On the opposite end of the spectrum, I have attended yuletide celbrations where parents of friends have worried that I will be offended we are not celebrating hanukkah (one actaully set up a menorah for me). Which is so so sweet and unnecessary.
I LOVE getting to share the Christmas celebration with people. I love presents and big meals and enforced, gorgeously awkward family get-togethers.
So the thing we are trying to figure is this: Why should I get all wiggy with the holidays now? Also, if you are making a 'home" together, does a Xmas tree negate Hanukkah? And am I forcing myself to celebrate a minor holiday because I fear the cultural melting pot? Am I reacting too strongly against a perceived cultural hedgemony?
What about if we had kids? Would having both holidays confuse them? I don't want to have a consumer-crazed gift fest, but I want to give something. I am already making way too big a deal out of it, and now I am going to ruin the whole holiday.... spinnnnnnnnny head.
The fact that neither of us is religious renders all of this fretting over religious significance even more absurd.
Christmas is easy, because everthing is thought out for you.

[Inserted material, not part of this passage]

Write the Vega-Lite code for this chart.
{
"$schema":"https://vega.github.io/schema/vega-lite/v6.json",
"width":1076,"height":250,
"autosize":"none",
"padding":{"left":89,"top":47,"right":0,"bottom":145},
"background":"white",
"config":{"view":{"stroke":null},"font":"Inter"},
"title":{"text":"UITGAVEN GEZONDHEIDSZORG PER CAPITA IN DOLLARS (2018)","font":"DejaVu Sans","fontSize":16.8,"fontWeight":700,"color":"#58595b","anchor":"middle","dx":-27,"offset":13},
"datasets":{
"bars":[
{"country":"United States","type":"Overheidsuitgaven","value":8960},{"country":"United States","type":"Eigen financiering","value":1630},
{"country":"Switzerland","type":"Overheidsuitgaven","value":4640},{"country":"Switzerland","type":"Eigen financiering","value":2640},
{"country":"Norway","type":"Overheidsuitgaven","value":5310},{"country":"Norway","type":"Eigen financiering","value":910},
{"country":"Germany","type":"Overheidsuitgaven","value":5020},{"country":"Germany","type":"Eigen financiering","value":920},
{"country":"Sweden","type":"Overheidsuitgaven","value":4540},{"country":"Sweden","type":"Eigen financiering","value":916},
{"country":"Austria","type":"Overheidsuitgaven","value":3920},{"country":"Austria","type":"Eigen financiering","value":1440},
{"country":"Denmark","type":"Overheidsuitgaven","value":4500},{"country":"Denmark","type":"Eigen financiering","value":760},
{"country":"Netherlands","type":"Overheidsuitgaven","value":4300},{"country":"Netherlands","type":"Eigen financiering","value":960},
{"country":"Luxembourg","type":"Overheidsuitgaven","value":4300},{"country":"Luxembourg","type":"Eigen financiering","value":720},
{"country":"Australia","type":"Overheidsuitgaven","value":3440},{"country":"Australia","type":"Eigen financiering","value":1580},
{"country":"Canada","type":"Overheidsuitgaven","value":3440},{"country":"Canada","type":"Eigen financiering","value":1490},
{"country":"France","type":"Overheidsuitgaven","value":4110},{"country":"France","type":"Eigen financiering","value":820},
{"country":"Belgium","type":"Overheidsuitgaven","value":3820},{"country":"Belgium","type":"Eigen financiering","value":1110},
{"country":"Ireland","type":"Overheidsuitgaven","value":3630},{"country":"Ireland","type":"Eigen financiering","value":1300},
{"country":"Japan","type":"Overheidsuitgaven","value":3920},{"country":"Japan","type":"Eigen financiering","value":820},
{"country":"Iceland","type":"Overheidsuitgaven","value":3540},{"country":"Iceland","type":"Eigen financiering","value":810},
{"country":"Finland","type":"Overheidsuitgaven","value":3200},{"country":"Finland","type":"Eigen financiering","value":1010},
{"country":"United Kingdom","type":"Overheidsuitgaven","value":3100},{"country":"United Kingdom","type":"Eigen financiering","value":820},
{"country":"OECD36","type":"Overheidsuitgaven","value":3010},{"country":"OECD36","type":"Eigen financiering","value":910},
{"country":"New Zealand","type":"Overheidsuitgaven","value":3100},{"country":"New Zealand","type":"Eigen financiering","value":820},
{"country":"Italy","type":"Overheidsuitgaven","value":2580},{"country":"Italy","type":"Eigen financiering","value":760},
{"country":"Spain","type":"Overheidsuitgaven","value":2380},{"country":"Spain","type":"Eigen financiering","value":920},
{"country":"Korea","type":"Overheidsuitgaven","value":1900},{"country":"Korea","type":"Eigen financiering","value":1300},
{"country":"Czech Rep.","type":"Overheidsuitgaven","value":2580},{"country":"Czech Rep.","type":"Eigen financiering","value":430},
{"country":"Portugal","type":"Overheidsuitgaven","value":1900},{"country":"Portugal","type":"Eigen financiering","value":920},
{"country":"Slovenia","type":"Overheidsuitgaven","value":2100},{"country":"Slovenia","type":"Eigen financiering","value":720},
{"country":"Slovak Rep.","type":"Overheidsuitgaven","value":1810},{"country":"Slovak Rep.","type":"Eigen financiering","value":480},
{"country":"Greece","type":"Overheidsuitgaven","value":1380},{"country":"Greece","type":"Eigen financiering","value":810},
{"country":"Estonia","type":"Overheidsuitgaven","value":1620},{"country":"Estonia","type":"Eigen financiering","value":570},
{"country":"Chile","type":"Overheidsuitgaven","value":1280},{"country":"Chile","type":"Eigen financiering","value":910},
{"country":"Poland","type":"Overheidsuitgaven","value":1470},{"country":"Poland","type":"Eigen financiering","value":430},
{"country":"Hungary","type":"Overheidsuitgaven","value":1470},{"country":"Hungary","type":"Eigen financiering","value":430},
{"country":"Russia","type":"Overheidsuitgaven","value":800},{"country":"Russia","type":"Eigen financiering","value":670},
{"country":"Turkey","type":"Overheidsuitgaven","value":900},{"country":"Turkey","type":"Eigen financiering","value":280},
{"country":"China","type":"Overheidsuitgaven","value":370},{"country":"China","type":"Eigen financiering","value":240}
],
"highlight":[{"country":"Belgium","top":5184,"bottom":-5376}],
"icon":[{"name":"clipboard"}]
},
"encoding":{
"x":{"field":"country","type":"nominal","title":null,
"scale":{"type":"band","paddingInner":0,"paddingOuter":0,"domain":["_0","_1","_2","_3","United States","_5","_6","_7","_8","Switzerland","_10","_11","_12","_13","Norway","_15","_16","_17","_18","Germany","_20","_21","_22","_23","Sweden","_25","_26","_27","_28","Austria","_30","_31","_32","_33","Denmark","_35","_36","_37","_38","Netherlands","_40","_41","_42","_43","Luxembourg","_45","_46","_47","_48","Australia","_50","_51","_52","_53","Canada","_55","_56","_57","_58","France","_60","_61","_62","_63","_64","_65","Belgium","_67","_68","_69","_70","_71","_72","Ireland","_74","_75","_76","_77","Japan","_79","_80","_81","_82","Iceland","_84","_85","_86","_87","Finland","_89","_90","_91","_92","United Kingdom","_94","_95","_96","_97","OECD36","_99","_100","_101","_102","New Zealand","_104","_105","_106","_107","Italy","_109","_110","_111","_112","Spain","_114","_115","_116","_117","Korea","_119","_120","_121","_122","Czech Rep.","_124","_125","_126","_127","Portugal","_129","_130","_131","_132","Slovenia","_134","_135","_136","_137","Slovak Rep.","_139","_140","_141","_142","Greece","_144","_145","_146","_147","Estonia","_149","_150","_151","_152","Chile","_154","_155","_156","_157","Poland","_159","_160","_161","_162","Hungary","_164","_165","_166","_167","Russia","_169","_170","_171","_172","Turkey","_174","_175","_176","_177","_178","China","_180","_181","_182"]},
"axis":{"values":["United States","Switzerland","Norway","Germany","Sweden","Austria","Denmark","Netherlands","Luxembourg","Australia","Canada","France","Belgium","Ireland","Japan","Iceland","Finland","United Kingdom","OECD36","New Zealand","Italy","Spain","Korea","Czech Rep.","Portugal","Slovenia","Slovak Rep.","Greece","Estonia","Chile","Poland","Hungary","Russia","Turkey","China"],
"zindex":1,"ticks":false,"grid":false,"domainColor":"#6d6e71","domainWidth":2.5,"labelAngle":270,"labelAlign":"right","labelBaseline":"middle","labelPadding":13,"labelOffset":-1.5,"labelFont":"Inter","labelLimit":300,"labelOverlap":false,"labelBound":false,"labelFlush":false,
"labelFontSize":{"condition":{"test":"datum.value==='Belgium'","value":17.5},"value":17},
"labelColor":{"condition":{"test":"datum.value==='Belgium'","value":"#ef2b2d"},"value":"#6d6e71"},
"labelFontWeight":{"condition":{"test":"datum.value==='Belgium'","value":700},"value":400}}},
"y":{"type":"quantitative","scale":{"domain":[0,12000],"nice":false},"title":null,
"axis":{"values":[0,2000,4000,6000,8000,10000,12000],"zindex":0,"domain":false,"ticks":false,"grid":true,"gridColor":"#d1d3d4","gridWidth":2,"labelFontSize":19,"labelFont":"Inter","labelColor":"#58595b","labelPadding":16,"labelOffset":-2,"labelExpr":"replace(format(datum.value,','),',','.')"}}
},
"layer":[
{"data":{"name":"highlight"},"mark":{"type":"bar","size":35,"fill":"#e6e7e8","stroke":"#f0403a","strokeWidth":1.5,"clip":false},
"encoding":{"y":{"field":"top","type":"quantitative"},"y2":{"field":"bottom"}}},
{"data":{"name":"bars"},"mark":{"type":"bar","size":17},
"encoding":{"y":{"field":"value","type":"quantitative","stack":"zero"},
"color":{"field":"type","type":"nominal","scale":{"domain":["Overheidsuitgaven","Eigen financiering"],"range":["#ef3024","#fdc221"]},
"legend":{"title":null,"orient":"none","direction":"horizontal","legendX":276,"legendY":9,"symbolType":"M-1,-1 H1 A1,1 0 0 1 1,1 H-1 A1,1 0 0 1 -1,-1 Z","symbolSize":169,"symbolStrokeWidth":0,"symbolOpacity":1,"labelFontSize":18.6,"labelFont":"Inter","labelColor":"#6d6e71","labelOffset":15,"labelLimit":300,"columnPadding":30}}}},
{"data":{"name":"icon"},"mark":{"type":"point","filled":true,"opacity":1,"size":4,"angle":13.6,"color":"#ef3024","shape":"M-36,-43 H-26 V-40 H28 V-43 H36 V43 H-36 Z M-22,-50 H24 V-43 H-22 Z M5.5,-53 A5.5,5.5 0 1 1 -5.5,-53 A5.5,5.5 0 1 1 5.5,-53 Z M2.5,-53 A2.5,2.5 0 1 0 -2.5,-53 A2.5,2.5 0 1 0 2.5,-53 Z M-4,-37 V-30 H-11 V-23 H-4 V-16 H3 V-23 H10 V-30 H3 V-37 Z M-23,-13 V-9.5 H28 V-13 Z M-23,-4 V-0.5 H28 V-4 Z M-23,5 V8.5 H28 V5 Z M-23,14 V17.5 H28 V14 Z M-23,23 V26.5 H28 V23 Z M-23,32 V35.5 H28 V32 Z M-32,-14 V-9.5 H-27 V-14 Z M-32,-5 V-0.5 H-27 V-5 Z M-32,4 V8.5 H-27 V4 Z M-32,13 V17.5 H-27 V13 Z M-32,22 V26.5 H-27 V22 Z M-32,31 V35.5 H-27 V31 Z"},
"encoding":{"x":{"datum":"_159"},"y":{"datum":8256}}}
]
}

From radio stations to streetlamps Every tinsel-adorned bough shouts out the importance of the holiday.You just need to sigh and freefall into the sofa, with a kid or a dog in your lap, plump stockings over the hearth, with Dylan Thomas' Child's Christmas in Wales playing on the radio, with turkey browning in the oven, with a fruitcake you can make fun of when you are not mocking less socially adept family members.

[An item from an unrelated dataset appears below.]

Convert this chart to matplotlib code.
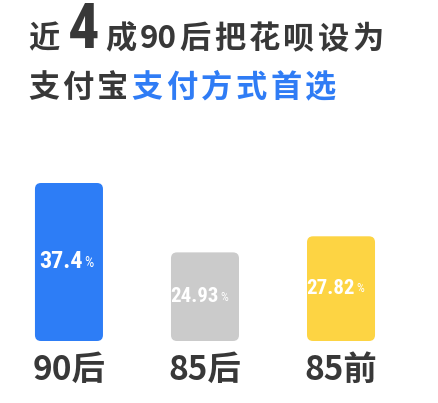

Whereas if you want to remember you are Jewish, you feel the perverse need to drown out the caroles for an evening or so. Spin the dreidle (that was never that much fun) and fry some latkes, just so you feel part of something. But it takes effort, and often feels like grasping.
The real effort, I guess, is the same with anything: inventing your own rituals, and investing this intense time of year with personal meaning. remembering to play with it, and not take it so darn seriously.